AfroerotiK

Erotic provocateur, racially-influenced humanist, relentless champion for the oppressed, and facilitator for social change, Scottie Lowe is the brain child, creative genius and the blood, sweat, and tears behind AfroerotiK. Intended to be part academic, part educational, and part sensual, she, yes SHE gave birth to the website to provide people of African descent a place to escape the narrow-mined, stereotypical, limiting and oft-times degrading beliefs that abound about our sexuality. No, not all Black men are driven by lust by white flesh or to create babies and walk away. No, not all Black women are promiscuous welfare queens. And as hard as it may be to believe, no, not all gay Black men are feminine, down low, or HIV positive. Scottie is putting everything on the table to discuss, debate, and dismantle stereotypes in a healthy exchange of ideas. She hopes to provide a more holistic, informed, and enlightened discussion of Black sexuality and dreams of helping couples be more open, honest, and adventurous in their relationships.

Thursday, July 23, 2015

Empowering vs.
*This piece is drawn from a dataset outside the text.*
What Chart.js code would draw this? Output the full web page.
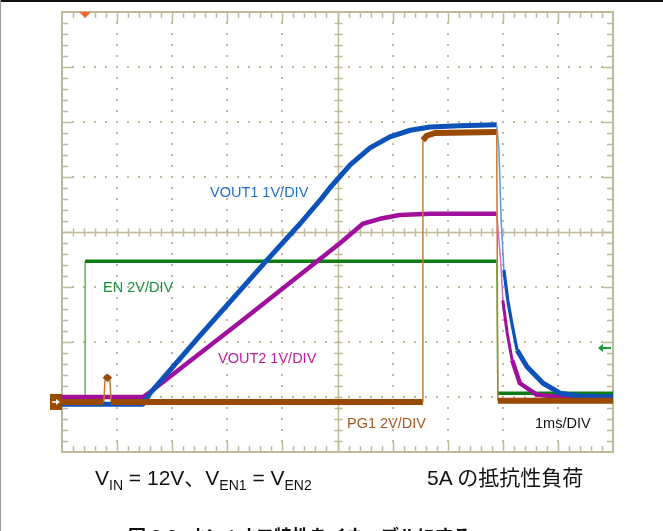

Not Empowering

 Young Black women have been sold a bill of goods.  They've been told that anything and everything that they do is empowering.  They've been told that degrading themselves is empowering, that objectifying themselves is empowering.  Well, I've got to do something.  I know they won't hear me.  I know they will react violently, calling me vile names, but I must speak out and tell them that there is no power in devaluing yourself and your womanhood to your sexuality 

EMPOWERING
·         Owning your sexuality, not being ashamed of the number of partners you’ve had, not being slut-shamed for not conforming to the concept that women have to be asexual and pure to have value.  Human beings are sexual beings.  Women have a right to pleasure and they shouldn’t be ashamed of their desire and/or need for touch, intimacy, arousal, pleasure, or orgasms.  

NOT EMPOWERING
·         Being indiscriminate with your body, sharing it with people who have not earned your trust, respect, or who don’t value you as a person.  Having casual sex with people whose only intent is to get off, who don’t see your totality as a human being is not empowering.  Can you have casual sex?  Of course, that is your right as a human being.  Is it empowering to be used by someone in essence so they don’t have to masturbate?  No.  Is it empowering to use someone, to not take their humanity, feelings, and personhood into consideration?  No!  You derive no power from letting people use you, nor is it empowering to use other people. Using people is manipulative, it’s immature, it’s dysfunctional.  As much as people want to deny it, as much as people swear that casual sex has no consequences, it does.  Physical intimacy with another person is not recreation.  I’m NOT saying that sex is bad, I’m not saying people need to be chaste and asexual.  I’m saying it’s immature to think that using people is empowering.  

EMPOWERING
·         Feeling confident and beautiful in the skin you’re in.  Holding your head high, knowing that in your own unique imperfection that there is value and worth beyond anything that society can define or label. Empowering is being an individual who doesn’t conform, who doesn’t NEED external validation in order to feel attractive but who can graciously say, “Thank you,” when it’s given.  Empowerment is the unshakable knowledge that your beauty comes from being intelligent, having integrity, creating a style that is not contingent upon having men lust after how many of your body parts are on public display.  Empowering is knowing that you are sexy without having to show that you are sexy.  

NOT EMPOWERING
·         Spending inordinate amounts of money on your clothes, shoes, make-up, hair, and nails, often times to the point of debt, in order to conform to what society says is attractive is not empowering.  Needing external validation of your attractiveness = not empowering.  Putting your sexuality and body on display like it’s a commodity to be purchased.  Defining your beauty by what men determine is attractive to them.  Needing to alter everything about your appearance before you can feel confident, having to present to the world this false image of perfection at all times.  Calculating your self-worth by the number of people who tell you that you are sexy or hot, measuring your beauty by comparing yourself to celebrities is the very definition of not being empowered.  I KNOW, I know, you’ve been told that anything that women do is empowering.  You’ve been told that a woman objectifying herself is empowering.  Conforming to patriarchal, sexist, misogynist, limiting definitions of what it means to be a woman is not empowering however.  It’s the very opposite of being empowered if your power comes from being seen as pretty or sexually desirable to fuel men’s desire for you.